‘… and see if my shit’s spelling out secret messages!’
‘I’m not trying to pry out your secrets!’ She threw down her magazine. ‘I thought if you had some encouragement, some criticism, you might finish them.’
Halting footsteps scraped on the path behind him, and a scruffy, gassed voice asked, ‘What’s happenin’, man?’
‘Good morning, Mr Richmond,’ said Jocundra with professional sweetness. ‘Donnell? Have you met Mr Richmond?’
Richmond’s head and torso swam into bleared focus. He had a hard-bitten, emaciated face framed in shoulder-length brown hair. Prominent cheekbones, a missing lower tooth. He was leaning on a cane, grinning; his pupils showed against his irises like planets eclipsing green suns.
‘That’s Jack to you, man,’ he said, extending his hand.
The hair’s on Donnell’s neck prickled, and he was tongue-tied, unable to tear his eyes off Richmond. A chill articulated his spine.
‘Another hopeless burn-out,’ said Richmond, his grin growing toothier. ‘What’s the matter, squeeze? You wet yourself?’
A busty, brown-haired woman came up beside him and murmured, ‘Jack,’ but he continued to glare at Donnell, whose apprehension was turning into panic. His muscles had gone flaccid, and unable to run, he shrank within himself.
The brown-haired woman touched Richmond’s arm. ‘Why don’t we finish our walk, Jack?’
Richmond mimicked her in a quavery falsetto. ‘ “Why don’t we finish our walk, Jack!” Shit! Here they go and stock this place with these fine bitches, and they won’t do nothin’ for you ‘cept be polite!’ He bent down, his left eye inches from Donnell’s face, and winked; even when closed, a hint of luminous green penetrated his eyelid. ‘Or don’t you go for the ladies, squeeze? Maybe I’m makin’ you all squirmy inside.’ He hobbled off, laughing, and called back over his shoulder. ‘Keep your fingers crossed, sweetheart. Maybe I’ll come over some night and let you make my eagle big!’
As Richmond receded, his therapist in tow, Donnell’s tension eased. He flicked his eyes to Jocundra who looked quickly away and thumbed through her magazine. He found her lack of comment on his behaviour peculiar and asked her about it.

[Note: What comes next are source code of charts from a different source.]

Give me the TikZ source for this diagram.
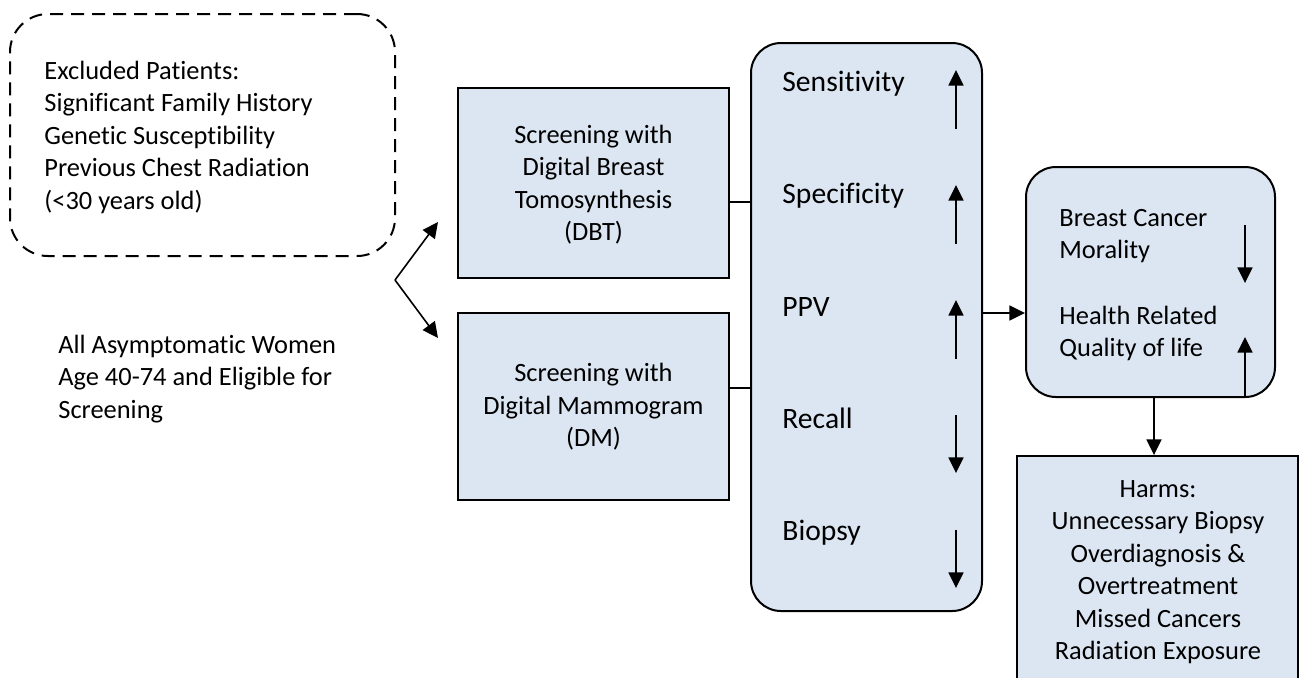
\documentclass[tikz,border=0pt]{standalone}
\usepackage{fontspec}
\setmainfont{Carlito}[Ligatures=NoCommon]
\usetikzlibrary{arrows.meta}
\definecolor{boxfill}{HTML}{DCE6F2}
\begin{document}
\begin{tikzpicture}[x=0.5pt,y=-0.5pt,
  box/.style={draw=black, line width=1pt, fill=boxfill, inner sep=0pt},
  dashbox/.style={draw=black, line width=1pt, dash pattern=on 6.5pt off 4pt, rounded corners=19pt, inner sep=0pt},
  roundbox/.style={box, rounded corners=15pt},
  txt/.style={font=\fontsize{13.2}{16.25}\selectfont, inner sep=0pt},
  lbl/.style={font=\fontsize{14.8}{18}\selectfont, inner sep=0pt, anchor=base west},
  arr/.style={line width=0.8pt, -{Triangle[length=7.8pt,width=7.5pt]}},
  conn/.style={line width=0.8pt}]
\useasboundingbox (0,0) rectangle (1299,677);

% boxes
\node[dashbox, minimum width=192.5pt, minimum height=121pt] (excl) at (202.5,135) {};
\node[box, minimum width=135.5pt, minimum height=95pt] (dbt) at (593.5,183) {};
\node[box, minimum width=135.5pt, minimum height=93.5pt] (dm) at (593.5,406.5) {};
\node[roundbox, minimum width=115.5pt, minimum height=284pt] (big) at (866.5,327) {};
\node[roundbox, minimum width=124.5pt, minimum height=115pt] (out) at (1150.5,282) {};
\node[box, minimum width=140.5pt, minimum height=132pt] (harms) at (1157.5,588) {};

% texts (base anchor = baseline of the last line)
\node[txt, anchor=base west, align=left] (exctxt) at (44,209) {Excluded Patients:\\Significant Family History\\Genetic Susceptibility\\Previous Chest Radiation\\(<30 years old)};
\node[txt, anchor=base west, align=left] (all) at (58,418) {All Asymptomatic Women\\Age 40-74 and Eligible for\\Screening};
\node[txt, anchor=base, align=center] (dbttxt) at (593.5,240.5) {Screening with\\Digital Breast\\Tomosynthesis\\(DBT)};
\node[txt, anchor=base, align=center] (dmtxt) at (593.5,446.5) {Screening with\\Digital Mammogram\\(DM)};
\node[lbl] (sens) at (782,91.7) {Sensitivity};
\node[lbl] (spec) at (782,203.5) {Specificity};
\node[lbl] (ppv) at (782,316) {PPV};
\node[lbl] (rec) at (782,428.3) {Recall};
\node[lbl] (bio) at (782,540) {Biopsy};
\node[txt, anchor=base west, align=left] (mort) at (1059,258.5) {Breast Cancer\\Morality};
\node[txt, anchor=base west, align=left] (hrql) at (1059,356.7) {Health Related\\Quality of life};
\node[txt, anchor=base, align=center] (harmstxt) at (1158,659.8) {Harms:\\Unnecessary Biopsy\\Overdiagnosis \&\\Overtreatment\\Missed Cancers\\Radiation Exposure};

% coordinates
\coordinate (split) at (395,280);
\coordinate (tipA) at (438,222);
\coordinate (tipB) at (438,338);
\coordinate (s1) at (956,129); \coordinate (s2) at (956,70);
\coordinate (p1) at (956,244); \coordinate (p2) at (956,185);
\coordinate (v1) at (956,359); \coordinate (v2) at (956,300);
\coordinate (r1) at (956,415); \coordinate (r2) at (956,473);
\coordinate (b1) at (956,530); \coordinate (b2) at (956,588);
\coordinate (m1) at (1245,225); \coordinate (m2) at (1245,283);
\coordinate (q2) at (1245,337);

% connectors
\draw[arr] (split) -- (tipA);
\draw[arr] (split) -- (tipB);
\draw[conn] ([yshift=-9.5pt]dbt.east) -- ([yshift=-9.5pt]dbt.east -| big.west);
\draw[conn] ([yshift=9.25pt]dm.east) -- ([yshift=9.25pt]dm.east -| big.west);
\draw[arr] ([yshift=7pt]big.east) -- ([yshift=7pt]big.east -| out.west);
\draw[arr] ([xshift=1.75pt]out.south) -- ([xshift=1.75pt]out.south |- harms.north);
\draw[arr] (q2 |- out.south) -- (q2);
\draw[arr] (s1) -- (s2);
\draw[arr] (p1) -- (p2);
\draw[arr] (v1) -- (v2);
\draw[arr] (r1) -- (r2);
\draw[arr] (b1) -- (b2);
\draw[arr] (m1) -- (m2);
\end{tikzpicture}
\end{document}
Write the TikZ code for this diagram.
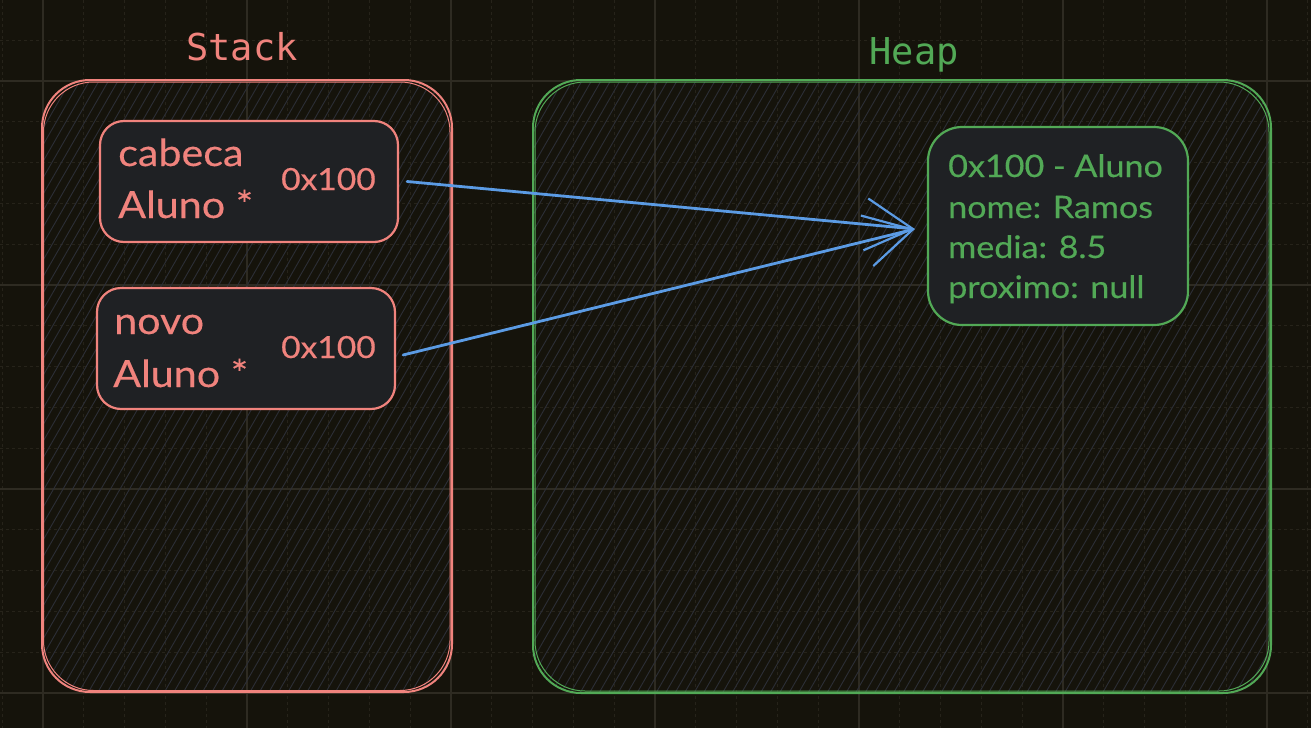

‘I assumed you were put off by his manner,’ she said.
‘Who the hell is he?’
‘A patient. He belongs to some motorcycle club.’ Her brow knitted. ‘The Hellhounds, I think.’
‘Didn’t you feel…’ He broke off, not wanting to admit the extent of his fright.
‘Feel what?’
‘Nothing.’
Richmond’s voice drifted back from the porch, outraged, and he slashed his cane through the air. The rose-colored bricks shimmered in the background, the faceted dome atop the roof flashed as if its energies were building to the discharge of a lethal ray, and Donnell had a resurgence of crawly animal fear.
After the encounter with Richmond, Donnell stayed closeted in his room for nearly two weeks. Jocundra lambasted him, comparing him to a child who had pulled a sheet over his head, but nothing she said would sway him. His reaction to Richmond must have been due, he decided to a side effect of the bacterial process, but side effect or not, he wanted no repetition of that stricken and helpless feeling: like a rabbit frozen by oncoming headlights. He lay around so much he developed a bedsore, and at this Jocundra threw up her hands.
‘I’m not going to sit here and watch you moulder,’ she said.
‘Then get the fuck out!’ he said; and as she stuffed wallet and compact into a leather purse, he told her that her skin looked like pink paint, that twenty dollars a night was probably too high but she should try for it, and - as she slammed the door - that she could go straight to Hell and give her goddamn disease to the Devil. He wished she would stay gone, but he knew she’d be harassing him again before lunchtime.
His lunch tray, however, was brought by the orderly who sang, and when Donnell asked about Jocundra, he said, ‘Beats me, Jim. I can’t keep track of my own woman.’
Donnell was puzzled but unconcerned. Coldly, he dismissed her. He spent the afternoon exploring the new boundaries of his vision, charting minuscule dents in the wallpaper, composing mosaic landscapes from the reflections glazing the lens of the camera mounted above the door, and - something of a breakthrough - following the flight of a hawk circling the middle distance, bringing it so close he managed to see a scaly patch on its wing and an awful eye the color of dried blood and half filmed over with a crackled white membrane. An old, sick, mad king of the air. The hawk kept soaring out of his range, and he could never obtain a view of its entire body; his control still lacked discretion. It was a pity, he thought, that the visual effects were only temporary, though they did not suffice of themselves to make life interesting. Their novelty quickly wore off.